■ **SUPPLIED DATA**
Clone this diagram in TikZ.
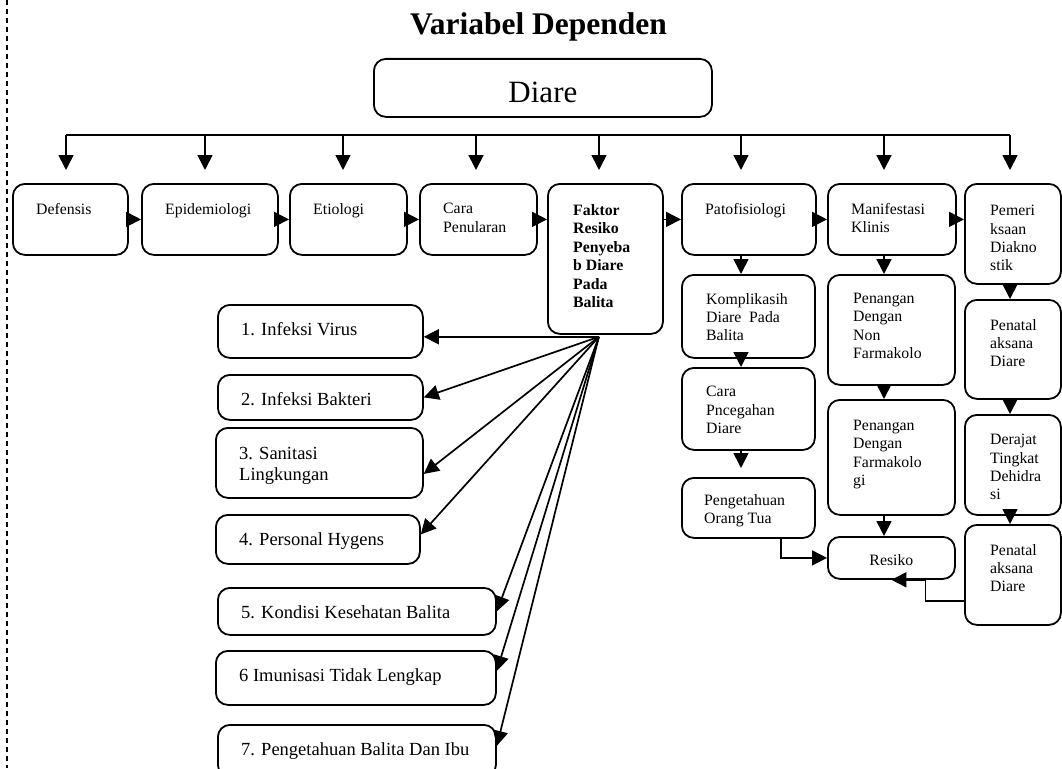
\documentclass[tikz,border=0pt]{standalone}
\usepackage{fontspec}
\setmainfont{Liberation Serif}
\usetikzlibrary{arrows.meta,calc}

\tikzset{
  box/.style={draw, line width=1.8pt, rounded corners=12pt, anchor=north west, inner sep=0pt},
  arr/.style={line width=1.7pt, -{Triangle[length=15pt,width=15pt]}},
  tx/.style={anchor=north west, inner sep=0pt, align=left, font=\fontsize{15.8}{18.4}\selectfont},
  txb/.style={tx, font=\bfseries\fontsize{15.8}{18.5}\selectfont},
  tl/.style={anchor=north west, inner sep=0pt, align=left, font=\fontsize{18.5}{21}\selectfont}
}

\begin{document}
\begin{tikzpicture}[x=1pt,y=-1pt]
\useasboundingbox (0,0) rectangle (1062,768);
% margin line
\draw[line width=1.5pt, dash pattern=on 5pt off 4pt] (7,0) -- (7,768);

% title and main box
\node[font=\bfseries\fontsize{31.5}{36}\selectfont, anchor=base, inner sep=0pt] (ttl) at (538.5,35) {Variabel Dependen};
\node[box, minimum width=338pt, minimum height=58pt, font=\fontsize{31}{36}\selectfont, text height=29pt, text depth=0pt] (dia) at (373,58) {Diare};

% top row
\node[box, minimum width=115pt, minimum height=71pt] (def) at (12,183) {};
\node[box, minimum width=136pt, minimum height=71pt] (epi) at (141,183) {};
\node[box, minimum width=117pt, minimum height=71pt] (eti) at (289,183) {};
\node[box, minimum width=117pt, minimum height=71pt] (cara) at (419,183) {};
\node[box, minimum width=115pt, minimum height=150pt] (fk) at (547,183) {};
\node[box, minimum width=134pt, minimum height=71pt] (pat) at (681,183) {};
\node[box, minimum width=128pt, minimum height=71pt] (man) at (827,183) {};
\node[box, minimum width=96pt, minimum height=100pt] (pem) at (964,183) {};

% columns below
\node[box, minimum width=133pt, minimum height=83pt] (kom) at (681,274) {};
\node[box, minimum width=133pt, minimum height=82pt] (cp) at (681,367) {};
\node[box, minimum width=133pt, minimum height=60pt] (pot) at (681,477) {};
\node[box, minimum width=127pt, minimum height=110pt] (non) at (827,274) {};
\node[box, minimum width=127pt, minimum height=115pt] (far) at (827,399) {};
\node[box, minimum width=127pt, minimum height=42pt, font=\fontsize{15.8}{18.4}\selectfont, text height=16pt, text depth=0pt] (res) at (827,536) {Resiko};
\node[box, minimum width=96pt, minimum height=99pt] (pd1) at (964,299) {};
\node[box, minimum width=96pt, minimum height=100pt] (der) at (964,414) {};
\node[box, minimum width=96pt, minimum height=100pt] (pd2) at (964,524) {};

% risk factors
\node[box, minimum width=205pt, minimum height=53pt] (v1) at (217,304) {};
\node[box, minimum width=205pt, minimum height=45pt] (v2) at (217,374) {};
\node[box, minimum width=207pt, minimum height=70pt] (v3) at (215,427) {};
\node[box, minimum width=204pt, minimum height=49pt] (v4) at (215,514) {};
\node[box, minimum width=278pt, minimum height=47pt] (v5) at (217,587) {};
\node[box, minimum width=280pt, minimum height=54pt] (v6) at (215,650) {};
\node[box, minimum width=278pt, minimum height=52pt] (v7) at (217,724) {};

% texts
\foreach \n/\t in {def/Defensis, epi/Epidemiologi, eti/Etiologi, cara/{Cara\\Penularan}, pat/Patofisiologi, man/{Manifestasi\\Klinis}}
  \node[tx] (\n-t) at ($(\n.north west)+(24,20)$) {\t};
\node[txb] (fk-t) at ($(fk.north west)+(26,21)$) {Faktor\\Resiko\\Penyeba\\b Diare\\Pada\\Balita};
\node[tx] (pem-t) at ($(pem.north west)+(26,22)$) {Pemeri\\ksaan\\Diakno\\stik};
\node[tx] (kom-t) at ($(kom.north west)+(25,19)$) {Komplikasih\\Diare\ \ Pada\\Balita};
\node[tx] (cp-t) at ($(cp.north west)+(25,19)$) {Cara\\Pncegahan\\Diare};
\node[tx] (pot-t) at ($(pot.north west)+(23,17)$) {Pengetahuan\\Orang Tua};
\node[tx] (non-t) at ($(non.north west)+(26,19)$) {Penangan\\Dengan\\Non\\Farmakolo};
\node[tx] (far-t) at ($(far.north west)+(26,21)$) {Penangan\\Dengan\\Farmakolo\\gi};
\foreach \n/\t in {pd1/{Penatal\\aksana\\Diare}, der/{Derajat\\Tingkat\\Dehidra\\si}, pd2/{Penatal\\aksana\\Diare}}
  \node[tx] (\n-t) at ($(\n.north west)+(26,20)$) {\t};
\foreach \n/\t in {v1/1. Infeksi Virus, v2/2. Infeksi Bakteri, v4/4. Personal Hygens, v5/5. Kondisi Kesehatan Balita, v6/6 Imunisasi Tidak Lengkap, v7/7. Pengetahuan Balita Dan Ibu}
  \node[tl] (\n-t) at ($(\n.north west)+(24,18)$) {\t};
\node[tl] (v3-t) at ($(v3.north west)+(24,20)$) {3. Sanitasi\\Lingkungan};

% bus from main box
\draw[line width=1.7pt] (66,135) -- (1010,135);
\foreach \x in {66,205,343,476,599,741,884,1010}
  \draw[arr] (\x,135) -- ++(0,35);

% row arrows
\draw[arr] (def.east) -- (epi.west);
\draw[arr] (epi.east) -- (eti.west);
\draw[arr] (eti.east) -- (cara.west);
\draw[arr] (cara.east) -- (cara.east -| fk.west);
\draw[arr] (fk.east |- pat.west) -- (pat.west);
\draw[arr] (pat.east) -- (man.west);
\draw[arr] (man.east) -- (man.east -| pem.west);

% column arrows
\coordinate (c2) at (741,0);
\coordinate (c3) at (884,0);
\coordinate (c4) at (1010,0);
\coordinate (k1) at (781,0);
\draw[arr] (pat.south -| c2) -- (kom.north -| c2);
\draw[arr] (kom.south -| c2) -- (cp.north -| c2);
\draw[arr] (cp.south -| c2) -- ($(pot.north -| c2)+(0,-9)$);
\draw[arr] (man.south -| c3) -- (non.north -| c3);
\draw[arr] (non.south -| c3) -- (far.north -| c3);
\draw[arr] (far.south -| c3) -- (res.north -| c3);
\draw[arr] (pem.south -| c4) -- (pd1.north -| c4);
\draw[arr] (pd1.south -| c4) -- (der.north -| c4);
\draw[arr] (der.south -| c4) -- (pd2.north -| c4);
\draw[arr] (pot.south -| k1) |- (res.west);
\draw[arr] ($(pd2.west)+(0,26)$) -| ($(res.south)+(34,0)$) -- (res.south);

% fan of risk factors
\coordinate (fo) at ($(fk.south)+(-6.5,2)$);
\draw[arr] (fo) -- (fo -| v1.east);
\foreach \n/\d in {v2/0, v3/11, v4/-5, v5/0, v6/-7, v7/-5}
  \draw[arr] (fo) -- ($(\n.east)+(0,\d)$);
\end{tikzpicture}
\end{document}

■ **PROBLEM TO SOLVE**
Give again, exactly, the lines from the start of the data through the one holding "minimum width=338pt, minimum"; omit the pictures.

■ **RESULT FOR THIS TASK**
Clone this diagram in TikZ.
\documentclass[tikz,border=0pt]{standalone}
\usepackage{fontspec}
\setmainfont{Liberation Serif}
\usetikzlibrary{arrows.meta,calc}

\tikzset{
  box/.style={draw, line width=1.8pt, rounded corners=12pt, anchor=north west, inner sep=0pt},
  arr/.style={line width=1.7pt, -{Triangle[length=15pt,width=15pt]}},
  tx/.style={anchor=north west, inner sep=0pt, align=left, font=\fontsize{15.8}{18.4}\selectfont},
  txb/.style={tx, font=\bfseries\fontsize{15.8}{18.5}\selectfont},
  tl/.style={anchor=north west, inner sep=0pt, align=left, font=\fontsize{18.5}{21}\selectfont}
}

\begin{document}
\begin{tikzpicture}[x=1pt,y=-1pt]
\useasboundingbox (0,0) rectangle (1062,768);
% margin line
\draw[line width=1.5pt, dash pattern=on 5pt off 4pt] (7,0) -- (7,768);

% title and main box
\node[font=\bfseries\fontsize{31.5}{36}\selectfont, anchor=base, inner sep=0pt] (ttl) at (538.5,35) {Variabel Dependen};
\node[box, minimum width=338pt, minimum height=58pt, font=\fontsize{31}{36}\selectfont, text height=29pt, text depth=0pt] (dia) at (373,58) {Diare};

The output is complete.